▶ **Instructions for the task**
Pictures in the data below are not part of the copy; transcribe everything else exactly.

▶ **Source excerpt**

----

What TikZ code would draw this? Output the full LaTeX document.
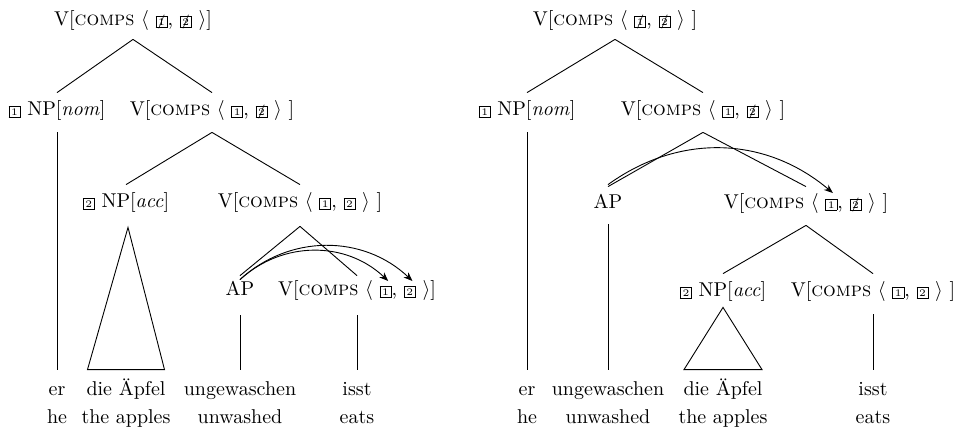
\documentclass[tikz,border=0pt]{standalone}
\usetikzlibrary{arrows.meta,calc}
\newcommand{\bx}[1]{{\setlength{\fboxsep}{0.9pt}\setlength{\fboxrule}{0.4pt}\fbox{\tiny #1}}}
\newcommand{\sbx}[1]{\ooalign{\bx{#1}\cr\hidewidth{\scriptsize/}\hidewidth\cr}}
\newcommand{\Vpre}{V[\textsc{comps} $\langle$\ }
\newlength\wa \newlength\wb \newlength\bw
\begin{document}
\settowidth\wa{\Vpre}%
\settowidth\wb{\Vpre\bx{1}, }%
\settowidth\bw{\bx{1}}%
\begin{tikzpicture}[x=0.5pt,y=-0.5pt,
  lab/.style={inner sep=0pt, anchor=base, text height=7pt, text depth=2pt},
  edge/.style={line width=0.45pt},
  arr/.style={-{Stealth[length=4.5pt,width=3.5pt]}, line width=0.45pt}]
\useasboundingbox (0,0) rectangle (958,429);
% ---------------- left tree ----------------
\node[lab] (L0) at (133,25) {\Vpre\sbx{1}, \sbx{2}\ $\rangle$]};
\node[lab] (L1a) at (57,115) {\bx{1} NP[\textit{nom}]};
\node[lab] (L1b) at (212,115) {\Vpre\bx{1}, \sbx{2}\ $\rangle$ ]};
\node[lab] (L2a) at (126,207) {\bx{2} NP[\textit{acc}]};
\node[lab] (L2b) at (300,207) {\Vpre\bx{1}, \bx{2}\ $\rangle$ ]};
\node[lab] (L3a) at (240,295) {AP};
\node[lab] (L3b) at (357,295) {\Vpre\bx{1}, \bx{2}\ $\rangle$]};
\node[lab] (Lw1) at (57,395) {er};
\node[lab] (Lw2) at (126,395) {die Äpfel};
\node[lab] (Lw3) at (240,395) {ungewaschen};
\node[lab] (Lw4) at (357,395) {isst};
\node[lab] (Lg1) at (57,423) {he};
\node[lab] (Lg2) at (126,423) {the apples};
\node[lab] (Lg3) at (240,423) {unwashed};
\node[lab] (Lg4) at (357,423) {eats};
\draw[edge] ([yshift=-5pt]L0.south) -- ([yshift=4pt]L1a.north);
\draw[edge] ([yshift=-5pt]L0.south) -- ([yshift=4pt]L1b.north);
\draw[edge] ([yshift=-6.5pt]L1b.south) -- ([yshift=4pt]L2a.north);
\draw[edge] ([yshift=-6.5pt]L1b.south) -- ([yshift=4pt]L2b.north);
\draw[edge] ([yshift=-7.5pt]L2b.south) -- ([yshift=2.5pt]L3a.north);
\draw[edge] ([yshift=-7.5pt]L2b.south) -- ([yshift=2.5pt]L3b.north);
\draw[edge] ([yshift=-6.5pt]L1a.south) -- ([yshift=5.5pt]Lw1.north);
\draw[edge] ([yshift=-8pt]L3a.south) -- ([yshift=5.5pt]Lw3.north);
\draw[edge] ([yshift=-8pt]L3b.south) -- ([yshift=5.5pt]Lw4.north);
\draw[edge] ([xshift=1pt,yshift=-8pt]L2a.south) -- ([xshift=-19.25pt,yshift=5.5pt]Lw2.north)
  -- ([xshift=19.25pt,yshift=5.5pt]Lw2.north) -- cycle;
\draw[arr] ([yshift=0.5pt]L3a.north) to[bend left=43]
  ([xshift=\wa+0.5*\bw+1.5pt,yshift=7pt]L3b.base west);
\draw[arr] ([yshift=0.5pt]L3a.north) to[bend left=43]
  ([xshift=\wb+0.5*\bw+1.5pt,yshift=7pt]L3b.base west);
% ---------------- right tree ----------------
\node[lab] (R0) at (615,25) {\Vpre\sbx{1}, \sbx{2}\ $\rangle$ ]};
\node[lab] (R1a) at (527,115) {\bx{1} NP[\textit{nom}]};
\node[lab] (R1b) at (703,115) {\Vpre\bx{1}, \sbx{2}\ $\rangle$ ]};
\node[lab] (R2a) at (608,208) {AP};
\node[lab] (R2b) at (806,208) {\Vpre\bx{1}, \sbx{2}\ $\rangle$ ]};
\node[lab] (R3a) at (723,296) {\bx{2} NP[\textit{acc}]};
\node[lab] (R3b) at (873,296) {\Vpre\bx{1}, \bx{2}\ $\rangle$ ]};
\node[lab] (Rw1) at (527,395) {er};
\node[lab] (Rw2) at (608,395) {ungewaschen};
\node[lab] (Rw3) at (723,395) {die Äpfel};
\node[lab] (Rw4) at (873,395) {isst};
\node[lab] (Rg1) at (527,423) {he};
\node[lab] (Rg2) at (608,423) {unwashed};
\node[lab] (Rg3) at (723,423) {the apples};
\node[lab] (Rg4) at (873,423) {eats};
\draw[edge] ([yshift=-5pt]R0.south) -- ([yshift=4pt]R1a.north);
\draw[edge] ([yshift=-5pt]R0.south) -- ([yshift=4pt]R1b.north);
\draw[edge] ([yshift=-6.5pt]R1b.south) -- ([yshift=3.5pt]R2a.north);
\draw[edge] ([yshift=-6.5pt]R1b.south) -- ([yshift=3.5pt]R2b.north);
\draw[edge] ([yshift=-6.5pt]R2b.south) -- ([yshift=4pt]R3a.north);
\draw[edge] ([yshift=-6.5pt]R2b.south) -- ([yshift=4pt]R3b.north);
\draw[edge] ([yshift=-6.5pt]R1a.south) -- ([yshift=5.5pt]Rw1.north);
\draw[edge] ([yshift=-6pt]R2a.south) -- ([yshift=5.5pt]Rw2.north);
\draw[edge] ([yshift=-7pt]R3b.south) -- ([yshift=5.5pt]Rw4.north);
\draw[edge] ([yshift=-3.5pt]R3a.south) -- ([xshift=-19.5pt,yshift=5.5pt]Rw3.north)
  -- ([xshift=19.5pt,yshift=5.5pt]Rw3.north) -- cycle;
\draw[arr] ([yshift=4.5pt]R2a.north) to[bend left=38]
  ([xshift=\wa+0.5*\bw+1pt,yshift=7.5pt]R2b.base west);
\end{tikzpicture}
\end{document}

----

▶ **Solution to this problem**
What TikZ code would draw this? Output the full LaTeX document.
\documentclass[tikz,border=0pt]{standalone}
\usetikzlibrary{arrows.meta,calc}
\newcommand{\bx}[1]{{\setlength{\fboxsep}{0.9pt}\setlength{\fboxrule}{0.4pt}\fbox{\tiny #1}}}
\newcommand{\sbx}[1]{\ooalign{\bx{#1}\cr\hidewidth{\scriptsize/}\hidewidth\cr}}
\newcommand{\Vpre}{V[\textsc{comps} $\langle$\ }
\newlength\wa \newlength\wb \newlength\bw
\begin{document}
\settowidth\wa{\Vpre}%
\settowidth\wb{\Vpre\bx{1}, }%
\settowidth\bw{\bx{1}}%
\begin{tikzpicture}[x=0.5pt,y=-0.5pt,
  lab/.style={inner sep=0pt, anchor=base, text height=7pt, text depth=2pt},
  edge/.style={line width=0.45pt},
  arr/.style={-{Stealth[length=4.5pt,width=3.5pt]}, line width=0.45pt}]
\useasboundingbox (0,0) rectangle (958,429);
% ---------------- left tree ----------------
\node[lab] (L0) at (133,25) {\Vpre\sbx{1}, \sbx{2}\ $\rangle$]};
\node[lab] (L1a) at (57,115) {\bx{1} NP[\textit{nom}]};
\node[lab] (L1b) at (212,115) {\Vpre\bx{1}, \sbx{2}\ $\rangle$ ]};
\node[lab] (L2a) at (126,207) {\bx{2} NP[\textit{acc}]};
\node[lab] (L2b) at (300,207) {\Vpre\bx{1}, \bx{2}\ $\rangle$ ]};
\node[lab] (L3a) at (240,295) {AP};
\node[lab] (L3b) at (357,295) {\Vpre\bx{1}, \bx{2}\ $\rangle$]};
\node[lab] (Lw1) at (57,395) {er};
\node[lab] (Lw2) at (126,395) {die Äpfel};
\node[lab] (Lw3) at (240,395) {ungewaschen};
\node[lab] (Lw4) at (357,395) {isst};
\node[lab] (Lg1) at (57,423) {he};
\node[lab] (Lg2) at (126,423) {the apples};
\node[lab] (Lg3) at (240,423) {unwashed};
\node[lab] (Lg4) at (357,423) {eats};
\draw[edge] ([yshift=-5pt]L0.south) -- ([yshift=4pt]L1a.north);
\draw[edge] ([yshift=-5pt]L0.south) -- ([yshift=4pt]L1b.north);
\draw[edge] ([yshift=-6.5pt]L1b.south) -- ([yshift=4pt]L2a.north);
\draw[edge] ([yshift=-6.5pt]L1b.south) -- ([yshift=4pt]L2b.north);
\draw[edge] ([yshift=-7.5pt]L2b.south) -- ([yshift=2.5pt]L3a.north);
\draw[edge] ([yshift=-7.5pt]L2b.south) -- ([yshift=2.5pt]L3b.north);
\draw[edge] ([yshift=-6.5pt]L1a.south) -- ([yshift=5.5pt]Lw1.north);
\draw[edge] ([yshift=-8pt]L3a.south) -- ([yshift=5.5pt]Lw3.north);
\draw[edge] ([yshift=-8pt]L3b.south) -- ([yshift=5.5pt]Lw4.north);
\draw[edge] ([xshift=1pt,yshift=-8pt]L2a.south) -- ([xshift=-19.25pt,yshift=5.5pt]Lw2.north)
  -- ([xshift=19.25pt,yshift=5.5pt]Lw2.north) -- cycle;
\draw[arr] ([yshift=0.5pt]L3a.north) to[bend left=43]
  ([xshift=\wa+0.5*\bw+1.5pt,yshift=7pt]L3b.base west);
\draw[arr] ([yshift=0.5pt]L3a.north) to[bend left=43]
  ([xshift=\wb+0.5*\bw+1.5pt,yshift=7pt]L3b.base west);
% ---------------- right tree ----------------
\node[lab] (R0) at (615,25) {\Vpre\sbx{1}, \sbx{2}\ $\rangle$ ]};
\node[lab] (R1a) at (527,115) {\bx{1} NP[\textit{nom}]};
\node[lab] (R1b) at (703,115) {\Vpre\bx{1}, \sbx{2}\ $\rangle$ ]};
\node[lab] (R2a) at (608,208) {AP};
\node[lab] (R2b) at (806,208) {\Vpre\bx{1}, \sbx{2}\ $\rangle$ ]};
\node[lab] (R3a) at (723,296) {\bx{2} NP[\textit{acc}]};
\node[lab] (R3b) at (873,296) {\Vpre\bx{1}, \bx{2}\ $\rangle$ ]};
\node[lab] (Rw1) at (527,395) {er};
\node[lab] (Rw2) at (608,395) {ungewaschen};
\node[lab] (Rw3) at (723,395) {die Äpfel};
\node[lab] (Rw4) at (873,395) {isst};
\node[lab] (Rg1) at (527,423) {he};
\node[lab] (Rg2) at (608,423) {unwashed};
\node[lab] (Rg3) at (723,423) {the apples};
\node[lab] (Rg4) at (873,423) {eats};
\draw[edge] ([yshift=-5pt]R0.south) -- ([yshift=4pt]R1a.north);
\draw[edge] ([yshift=-5pt]R0.south) -- ([yshift=4pt]R1b.north);
\draw[edge] ([yshift=-6.5pt]R1b.south) -- ([yshift=3.5pt]R2a.north);
\draw[edge] ([yshift=-6.5pt]R1b.south) -- ([yshift=3.5pt]R2b.north);
\draw[edge] ([yshift=-6.5pt]R2b.south) -- ([yshift=4pt]R3a.north);
\draw[edge] ([yshift=-6.5pt]R2b.south) -- ([yshift=4pt]R3b.north);
\draw[edge] ([yshift=-6.5pt]R1a.south) -- ([yshift=5.5pt]Rw1.north);
\draw[edge] ([yshift=-6pt]R2a.south) -- ([yshift=5.5pt]Rw2.north);
\draw[edge] ([yshift=-7pt]R3b.south) -- ([yshift=5.5pt]Rw4.north);
\draw[edge] ([yshift=-3.5pt]R3a.south) -- ([xshift=-19.5pt,yshift=5.5pt]Rw3.north)
  -- ([xshift=19.5pt,yshift=5.5pt]Rw3.north) -- cycle;
\draw[arr] ([yshift=4.5pt]R2a.north) to[bend left=38]
  ([xshift=\wa+0.5*\bw+1pt,yshift=7.5pt]R2b.base west);
\end{tikzpicture}
\end{document}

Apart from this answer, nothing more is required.